Delivering a digital address directed to the surveyor and geospatial community at large, Lovin shared that the organization will continue to thrive through turbulent times.
“We’ve had some tragic and devastating changes to our leadership. We’ve endured the challenges all professional organizations have faced through the great recession. And now I guess we can add a global pandemic to the list,” he says. “In spite of all that I can proudly say, we are not only surviving, we are doing well as an organization.”
Certified as photogrammetrist in 2003, Lovin is senior vice president and marketing director for Woolpert, an architecture, engineering and geospatial firm that has been a sustaining member of ASPRS since 1982.
“ASPRS is the original geospatial organization, founded in 1934, and is responsible for our mapping standards and our credentials,” says Lovin, who will now be the steward of those standards as the organization’s new president.
In conversation with POB, Lovin further shares his vision to preserve the credentials of the land surveying and geospatial profession.
What do you think is the main issue facing the land surveying and geospatial profession today?
In my opinion, one of the biggest issues facing the surveying and geospatial profession today is the threat of de-licensure. As software and technology advance — and we should embrace and adopt that progress — some tasks are eased to a point that an outsider is more likely to look at a particular survey or mapping task and say, “Why do I need a license to do that?”
Just because the actual task or work becomes easier, it does not change the risk or legal liability of the individual performing the work. It is upon organizations like ASPRS, National Society of Professional Engineers, National Society of Professional Surveyors, etc., to educate government officials on the importance of licensing individuals who are doing work that affects the public health, safety and welfare — just like our engineers and surveyors.
ASPRS certified photogrammetrists also must be licensed as surveyors to provide mapping services in many states. ASPRS is concerned with protecting the accuracy of these deliverables and, by extension, the integrity of the profession.

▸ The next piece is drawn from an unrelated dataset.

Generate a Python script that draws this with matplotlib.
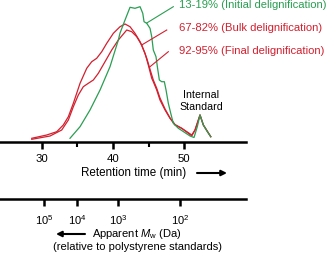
import numpy as np
import matplotlib
matplotlib.use("Agg")
import matplotlib.pyplot as plt

plt.rcParams['font.family'] = ['Liberation Sans', 'DejaVu Sans']
plt.rcParams['mathtext.fontset'] = 'custom'
plt.rcParams['mathtext.rm'] = 'Liberation Sans'
plt.rcParams['mathtext.it'] = 'Liberation Sans:italic'

# retention time (min) and detector response (arb. units)
t_green = [33.97, 35.38, 36.78, 38.19, 39.59, 40.76, 41.00, 41.70, 42.40, 43.10,
           43.81, 44.19, 44.37, 44.75, 45.21, 45.45, 45.67, 46.05, 46.24, 46.52,
           46.85, 47.22, 47.46, 47.78, 48.12, 48.48, 49.19, 50.13, 50.83, 51.39,
           51.85, 52.23, 52.70, 53.26, 53.74]
i_green = [3.4, 15.0, 31.7, 51.7, 75.0, 101.7, 108.7, 121.7, 134.4, 133.4,
           135.0, 128.4, 120.0, 118.4, 113.4, 105.0, 91.7, 85.0, 75.0, 61.7,
           60.0, 60.0, 51.7, 38.4, 28.4, 18.4, 13.4, 9.0, 5.7, 4.2,
           15.0, 26.7, 16.7, 10.0, 5.0]

t_bulk = [28.60, 30.70, 32.11, 33.03, 33.74, 34.44, 35.38, 36.32, 37.02, 37.72,
          38.43, 39.13, 40.06, 41.00, 41.70, 42.40, 43.10, 43.81, 44.51, 44.97,
          45.45, 45.67, 46.15, 46.61, 47.32, 48.02, 48.72, 49.66, 50.59, 51.07,
          51.53, 52.23, 52.70, 53.74]
i_bulk = [3.4, 6.7, 10.0, 16.7, 25.0, 38.4, 58.4, 73.4, 80.0, 83.4,
          90.0, 98.4, 108.4, 115.0, 117.7, 115.0, 108.4, 100.0, 88.4, 76.7,
          63.4, 60.0, 51.7, 41.7, 31.7, 23.4, 16.7, 13.4, 9.0, 6.7,
          11.7, 26.7, 16.7, 5.0]

t_final = [28.60, 31.17, 32.81, 33.74, 34.44, 35.14, 35.84, 36.54, 37.25, 37.95,
           38.89, 39.83, 40.76, 41.94, 42.64, 43.34, 44.04, 44.75, 45.31, 45.67,
           46.15, 46.61, 47.32, 48.02, 48.72, 49.66, 50.59, 51.07, 51.53, 52.23,
           52.70, 53.74]
i_final = [2.4, 5.7, 11.7, 21.7, 35.0, 46.7, 55.0, 58.4, 61.7, 68.4,
           80.0, 91.7, 101.7, 111.7, 110.0, 105.0, 96.7, 83.4, 70.0, 61.7,
           53.4, 43.7, 32.7, 23.7, 17.2, 13.4, 8.4, 5.7, 11.7, 26.7,
           16.7, 5.0]

labels = ['13-19% (Initial delignification)',
          '67-82% (Bulk delignification)',
          '92-95% (Final delignification)']

rt_ticks = [30, 40, 50]
rt_minor = [35, 45]
mw_pos = [30.3, 34.96, 40.7, 49.4]          # retention time of each Mw mark
mw_labels = ['$10^5$', '$10^4$', '$10^3$', '$10^2$']

GREEN = '#2a9e52'
RED = '#d2202f'

W, H = 332, 256
fig = plt.figure(figsize=(W / 100, H / 100), dpi=100)


def px(x, y):
    # pixel (from top-left) -> figure fraction
    return x / W, 1 - y / H


xlim = (24.14, 58.69)
ax = fig.add_axes([0, 1 - 141.7 / H, 246 / W, 141.7 / H])
ax.set_xlim(xlim)
ax.set_ylim(0, 141.7)
ax.patch.set_alpha(0)
for s in ['top', 'right', 'left']:
    ax.spines[s].set_visible(False)
ax.spines['bottom'].set_linewidth(1.8)
ax.set_yticks([])
ax.set_xticks(rt_ticks)
ax.set_xticks(rt_minor, minor=True)
ax.tick_params(axis='x', which='major', direction='out', length=5, width=1.8,
               labelsize=8.2, pad=4)
ax.tick_params(axis='x', which='minor', direction='out', length=3.5, width=1.5)

ax.plot(t_bulk, i_bulk, color=RED, lw=0.9, clip_on=False)
ax.plot(t_final, i_final, color=RED, lw=0.9, clip_on=False)
ax.plot(t_green, i_green, color=GREEN, lw=0.9, clip_on=False)

# pointer lines and labels
ax.plot([44.75, 48.48], [118.7, 135], color=GREEN, lw=0.8, clip_on=False)
ax.plot([44.04, 47.56], [96.7, 111.7], color=RED, lw=0.8, clip_on=False)
ax.plot([45.21, 47.78], [75, 90], color=RED, lw=0.8, clip_on=False)
ax.text(49.28, 136.7, labels[0], color=GREEN, fontsize=8.1, va='center', ha='left')
ax.text(49.28, 113.7, labels[1], color=RED, fontsize=8.1, va='center', ha='left')
ax.text(49.28, 90.7, labels[2], color=RED, fontsize=8.1, va='center', ha='left')
fig.text(*px(201, 101), 'Internal\nStandard', fontsize=7.7, ha='center',
         va='center', linespacing=1.15)

fig.text(*px(134, 173), 'Retention time (min)', fontsize=8.4, ha='center', va='center')
ax.annotate('', xy=px(227, 173), xytext=px(197, 173), xycoords='figure fraction',
            textcoords='figure fraction',
            arrowprops=dict(arrowstyle='-|>', color='black', lw=1.5,
                            mutation_scale=8, shrinkA=0, shrinkB=0))

# molecular weight axis
ax2 = fig.add_axes([0, 1 - 199 / H, 246 / W, 0.01])
ax2.set_xlim(xlim)
ax2.patch.set_alpha(0)
for s in ['top', 'right', 'left']:
    ax2.spines[s].set_visible(False)
ax2.spines['bottom'].set_linewidth(1.8)
ax2.set_yticks([])
ax2.set_xticks(mw_pos)
ax2.set_xticklabels(mw_labels)
ax2.tick_params(axis='x', direction='out', length=5, width=1.8, labelsize=8, pad=5)

fig.text(*px(137, 234), 'Apparent $\\mathit{M}_\\mathrm{w}$ (Da)', fontsize=8.0,
         ha='center', va='center')
fig.text(*px(137.5, 247.5), '(relative to polystyrene standards)', fontsize=8.0,
         ha='center', va='center')
ax.annotate('', xy=px(56, 234), xytext=px(85, 234), xycoords='figure fraction',
            textcoords='figure fraction',
            arrowprops=dict(arrowstyle='-|>', color='black', lw=1.5,
                            mutation_scale=8, shrinkA=0, shrinkB=0))

fig.savefig('out.png', dpi=100, facecolor='white')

What are your plans as president to preserve this integrity?
As president of ASPRS, one of my goals is to bring clarity to the organization’s role in the surveying and geospatial community. ASPRS is the go-to organization for photogrammetry and remote sensing education and certification, as well as mapping specifications. These align to support the need for professional certification and licensure.
How would you say your career background informs your leadership as president?
I have spent all 34 years of my career at Woolpert, a global architectural, engineering and geospatial services firm. Woolpert has always valued the importance of ASPRS, and I was exposed to the organization early in my career.
I also have had the privilege to serve in a leadership capacity in other national geospatial organizations, such as MAPPS, the Coalition of Geospatial Organizations, and was appointed to the Federal Geographic Data Committee’s Federal Advisory Committee, the National Geospatial Advisory Council. These roles have helped prepare me for this position by providing knowledge, experience and perspective.
What technology should land surveyors and geospatial professionals be readily adopting today?
I am not sure if I can point to one overriding technology that we should all run out and purchase right now — there are many. Here at our firm, we have always been aggressive in deploying the latest technologies in surveying and mapping. I remember operating one of the first field GPS units nearly 30 years ago. We were a pioneer in LiDar in the late 1990s, and we were the first surveying and mapping firm to get a 333 Exemption from the FAA to fly unmanned aircraft systems commercially in designated airspace. So I would challenge my peers not to fear or fight technology that seems disruptive or that changes how we do our work, but rather, embrace it, and adapt your business accordingly.